Emotional Displacement Drift (E.D.D.)


1. Classification

  • Drift Container: Emotional Drift
  • Dimension: Emotional Expression → Displacement
  • Scope: Solo → Coupled → Collective
  • Type: Drift Pattern

2. Core Definition

Emotional Displacement Drift occurs when a valid emotion is expressed toward a target that did not generate it.

The emotion is real. The intensity is real.

But the direction is misaligned.

The system redirects emotional charge toward a safer or more accessible outlet.

Drift begins when redirection becomes habitual rather than situational.


3. Structural Mechanism

Emotional Displacement Drift propagates through five invariant stages:

Primary Trigger

An event generates emotional activation.

Constraint Detection

The system perceives direct expression as unsafe, costly, or impossible.

Suppression of Direct Expression

The emotion is not directed toward its origin.

Target Substitution

A safer or lower-risk target receives the emotional discharge.

Reinforcement

Temporary relief reinforces the redirection pattern.

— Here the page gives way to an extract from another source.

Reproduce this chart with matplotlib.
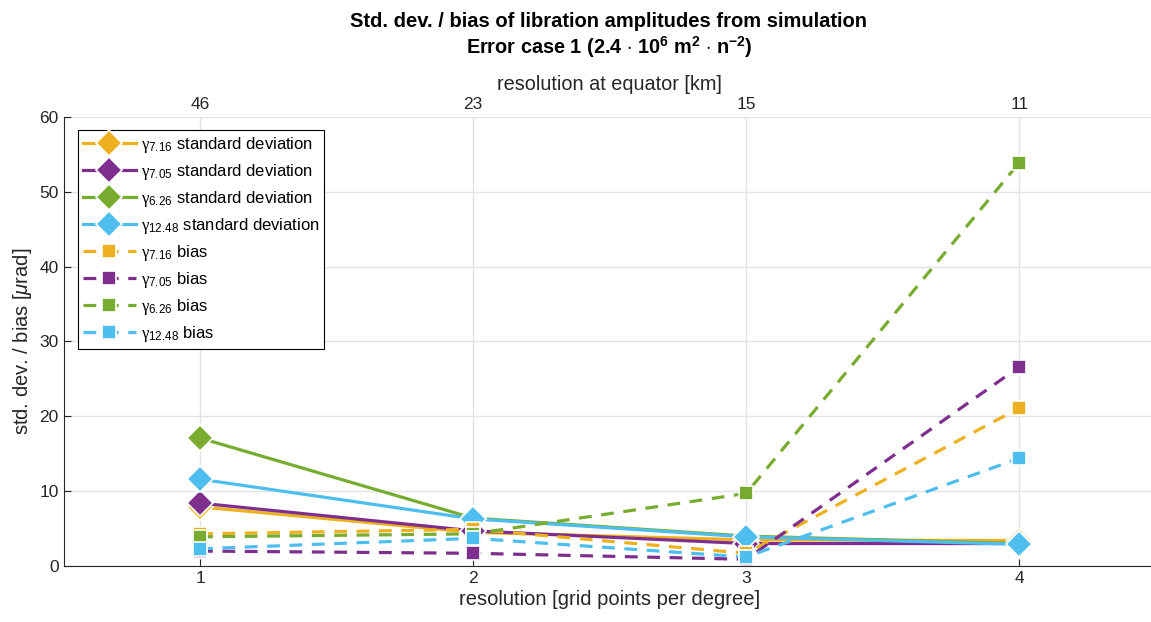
import numpy as np
import matplotlib
matplotlib.use('Agg')
import matplotlib.pyplot as plt

plt.rcParams['font.family'] = ['Liberation Sans', 'DejaVu Sans']
plt.rcParams['mathtext.fontset'] = 'custom'
plt.rcParams['mathtext.rm'] = 'Liberation Sans'
plt.rcParams['mathtext.it'] = 'Liberation Sans:italic'
plt.rcParams['mathtext.bf'] = 'Liberation Sans:bold'
plt.rcParams['mathtext.sf'] = 'Liberation Serif'

# data
res_grid = [1, 2, 3, 4]
res_km = ['46', '23', '15', '11']
names = ['7.16', '7.05', '6.26', '12.48']
colors = ['#EDB120', '#7E2F8E', '#77AC30', '#4DBEEE']

std_716 = [7.9, 4.5, 3.5, 3.4]
std_705 = [8.4, 4.7, 3.0, 3.0]
std_626 = [17.1, 6.4, 4.0, 3.0]
std_1248 = [11.6, 6.3, 3.9, 2.9]

bias_716 = [4.3, 4.9, 1.7, 21.1]
bias_705 = [2.0, 1.7, 0.9, 26.6]
bias_626 = [3.9, 4.3, 9.7, 53.9]
bias_1248 = [2.3, 3.7, 1.2, 14.4]

stds = [std_716, std_705, std_626, std_1248]
biases = [bias_716, bias_705, bias_626, bias_1248]

fig = plt.figure(figsize=(11.51, 6.22), dpi=100)
ax = fig.add_axes([0.0552, 0.090, 0.949, 0.722])
xc = 609 / 1151

tc = '#262626'
for i in range(4):
    ax.plot(res_grid, stds[i], '-', color=colors[i], lw=2.3, marker='D', ms=13,
            mec='white', mew=1.2,
            label=r'$\mathsf{\gamma}_{' + names[i] + r'}$ standard deviation')
for i in range(4):
    ax.plot(res_grid, biases[i], '--', color=colors[i], lw=2.3, marker='s', ms=10,
            mec='white', mew=1.2, dashes=(4, 3),
            label=r'$\mathsf{\gamma}_{' + names[i] + r'}$ bias')

ax.set_xlim(0.5, 4.5)
ax.set_ylim(0, 60)
ax.set_xticks(res_grid)
ax.set_yticks(np.arange(0, 61, 10))
ax.grid(True, color='#e3e3e3', lw=1)
ax.set_axisbelow(True)
ax.tick_params(direction='in', colors=tc, labelsize=12.5, length=5, width=0.8)
for s in ['left', 'bottom']:
    ax.spines[s].set_color(tc)
for s in ['top', 'right']:
    ax.spines[s].set_visible(False)
ax.set_xlabel('resolution [grid points per degree]', fontsize=14.5, color=tc, labelpad=3)
ax.set_ylabel(r'std. dev. / bias [$\mu$rad]', fontsize=14.5, color=tc)

top = ax.secondary_xaxis('top')
top.set_xticks(res_grid)
top.set_xticklabels(res_km)
top.tick_params(direction='in', colors=tc, labelsize=12.5, length=0)
top.spines['top'].set_visible(False)
top.set_xlabel('resolution at equator [km]', fontsize=14.3, color=tc, labelpad=5)

fig.text(xc, 0.966, 'Std. dev. / bias of libration amplitudes from simulation',
         ha='center', va='center', fontsize=14.5, fontweight='bold')
fig.text(xc, 0.925, r'Error case 1 (2.4 $\cdot$ $\mathbf{10^6}$ $\mathbf{m^2}$ $\cdot$ $\mathbf{n^{-2}}$)',
         ha='center', va='center', fontsize=14.3, fontweight='bold')

leg = ax.legend(loc='upper left', bbox_to_anchor=(0.0128, 0.971), fontsize=12,
                handlelength=3.2, fancybox=False, framealpha=1, edgecolor='black',
                borderpad=0.3, labelspacing=0.42, handletextpad=0.3, borderaxespad=0)
leg.get_frame().set_linewidth(0.8)

fig.savefig('out.png', dpi=100)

Over time, misdirection becomes automatic.


4. Invariants

Emotional Displacement Drift is present only when:

Original Source Avoided

The primary trigger is not addressed.

Secondary Target Present

Emotion is expressed toward a different entity.

Directional Mismatch

Intensity exceeds relevance of secondary target.

Relief Through Redirection

Temporary reduction in internal tension occurs.

Pattern Repetition

Similar contexts produce similar misdirection.

If emotion is directed proportionally toward its origin, the pattern is not E.D.D.


5. Illustrative Examples (Demonstrative Only)

Solo

An individual frustrated at work reacts irritably toward family.

Coupled

One partner, unable to confront external stress, escalates minor relational disagreements.

Collective

Public anger toward systemic issues is redirected toward visible but unrelated individuals.

These examples clarify mechanism only.


6. Structural Cost

Unresolved Root Cause

Primary trigger remains active.

Collateral Damage

Secondary targets experience disproportionate reaction.

Trust Degradation

Relational safety weakens.

Escalation Loops

Repeated redirection compounds instability.

Self-Confusion

Individual struggles to trace emotional origins.

Chronic Tension

Emotional charge accumulates across domains.

Over time, system coherence fractures across relationships.


7. Drift Boundary

Emotional redirection can occur momentarily under constraint.

Drift begins when misdirection replaces direct processing.

Healthy systems align emotion with origin.


8. Canonical Lock

When emotion loses directional accuracy, instability spreads beyond its source.